__TASK TO COMPLETE__:
Find every line in the records that holds the string "with". Copy each one.

__EXCERPTED RECORDS__:
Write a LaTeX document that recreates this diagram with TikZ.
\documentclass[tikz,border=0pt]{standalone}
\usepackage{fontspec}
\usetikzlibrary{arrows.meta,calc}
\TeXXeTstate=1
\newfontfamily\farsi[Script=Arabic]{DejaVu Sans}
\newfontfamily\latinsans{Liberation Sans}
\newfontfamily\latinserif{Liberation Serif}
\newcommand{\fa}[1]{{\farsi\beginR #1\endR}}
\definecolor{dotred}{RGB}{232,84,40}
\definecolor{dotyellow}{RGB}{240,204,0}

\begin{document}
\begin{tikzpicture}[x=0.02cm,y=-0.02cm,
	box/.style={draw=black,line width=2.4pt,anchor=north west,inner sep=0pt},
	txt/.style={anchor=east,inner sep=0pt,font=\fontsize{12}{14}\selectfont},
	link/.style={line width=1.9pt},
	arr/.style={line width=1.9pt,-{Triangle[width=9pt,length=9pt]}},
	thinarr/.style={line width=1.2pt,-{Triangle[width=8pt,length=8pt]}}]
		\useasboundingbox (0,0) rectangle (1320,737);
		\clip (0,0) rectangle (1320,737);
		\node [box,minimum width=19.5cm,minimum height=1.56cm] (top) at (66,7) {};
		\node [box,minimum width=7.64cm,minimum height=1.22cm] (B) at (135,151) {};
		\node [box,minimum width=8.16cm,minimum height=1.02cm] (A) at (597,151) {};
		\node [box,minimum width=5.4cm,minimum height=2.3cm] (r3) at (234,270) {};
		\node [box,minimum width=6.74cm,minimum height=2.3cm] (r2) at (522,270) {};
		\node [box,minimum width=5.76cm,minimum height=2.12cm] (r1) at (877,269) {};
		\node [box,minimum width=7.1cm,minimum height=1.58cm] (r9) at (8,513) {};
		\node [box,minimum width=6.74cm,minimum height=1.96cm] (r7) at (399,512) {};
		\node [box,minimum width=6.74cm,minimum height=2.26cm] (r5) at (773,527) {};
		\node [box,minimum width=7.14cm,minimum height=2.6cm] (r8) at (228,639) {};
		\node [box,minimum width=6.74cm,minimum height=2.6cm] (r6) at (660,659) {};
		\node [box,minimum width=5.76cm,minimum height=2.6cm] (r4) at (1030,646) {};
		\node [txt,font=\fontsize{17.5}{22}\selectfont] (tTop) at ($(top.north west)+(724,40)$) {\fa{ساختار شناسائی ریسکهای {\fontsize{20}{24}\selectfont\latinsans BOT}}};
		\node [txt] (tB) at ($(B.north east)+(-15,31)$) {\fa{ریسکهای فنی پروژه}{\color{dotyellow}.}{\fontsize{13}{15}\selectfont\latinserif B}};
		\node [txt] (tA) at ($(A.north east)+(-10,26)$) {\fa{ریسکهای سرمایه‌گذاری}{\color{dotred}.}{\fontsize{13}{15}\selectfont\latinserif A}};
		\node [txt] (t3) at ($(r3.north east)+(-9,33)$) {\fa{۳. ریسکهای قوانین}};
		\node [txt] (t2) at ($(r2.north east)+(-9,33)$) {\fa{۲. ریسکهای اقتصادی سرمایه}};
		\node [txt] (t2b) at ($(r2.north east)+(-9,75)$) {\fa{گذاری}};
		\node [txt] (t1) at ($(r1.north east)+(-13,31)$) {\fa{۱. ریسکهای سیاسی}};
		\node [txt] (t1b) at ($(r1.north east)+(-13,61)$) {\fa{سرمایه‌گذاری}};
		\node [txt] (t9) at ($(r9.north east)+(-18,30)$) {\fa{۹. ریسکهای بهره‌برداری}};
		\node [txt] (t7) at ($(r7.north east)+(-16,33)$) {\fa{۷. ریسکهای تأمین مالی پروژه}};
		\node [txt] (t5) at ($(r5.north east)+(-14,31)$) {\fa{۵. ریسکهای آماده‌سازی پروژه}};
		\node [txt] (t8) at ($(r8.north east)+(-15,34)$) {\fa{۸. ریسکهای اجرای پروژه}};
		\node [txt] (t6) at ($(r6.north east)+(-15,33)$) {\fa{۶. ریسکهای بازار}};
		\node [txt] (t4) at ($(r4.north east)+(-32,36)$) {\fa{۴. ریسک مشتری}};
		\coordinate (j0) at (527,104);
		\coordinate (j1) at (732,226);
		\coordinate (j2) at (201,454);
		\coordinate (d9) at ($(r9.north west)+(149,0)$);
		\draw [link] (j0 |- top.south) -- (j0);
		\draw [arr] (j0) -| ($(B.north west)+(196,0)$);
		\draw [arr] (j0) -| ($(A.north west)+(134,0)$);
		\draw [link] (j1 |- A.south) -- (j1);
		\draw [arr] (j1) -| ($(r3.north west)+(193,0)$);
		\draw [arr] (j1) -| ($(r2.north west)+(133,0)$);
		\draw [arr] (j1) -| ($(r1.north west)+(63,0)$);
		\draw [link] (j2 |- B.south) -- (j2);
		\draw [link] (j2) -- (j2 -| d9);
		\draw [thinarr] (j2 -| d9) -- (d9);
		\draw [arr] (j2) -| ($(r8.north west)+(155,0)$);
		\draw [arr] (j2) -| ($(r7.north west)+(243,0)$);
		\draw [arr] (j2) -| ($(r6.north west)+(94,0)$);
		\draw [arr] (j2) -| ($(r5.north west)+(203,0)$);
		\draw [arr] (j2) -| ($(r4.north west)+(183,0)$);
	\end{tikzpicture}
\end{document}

==

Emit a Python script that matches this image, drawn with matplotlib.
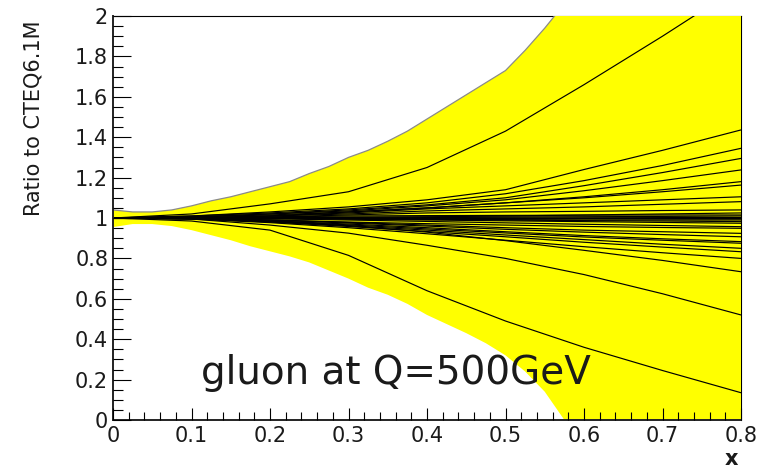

__RESULT OF THE EXERCISE__:
Write a LaTeX document that recreates this diagram with TikZ.
Emit a Python script that matches this image, drawn with matplotlib.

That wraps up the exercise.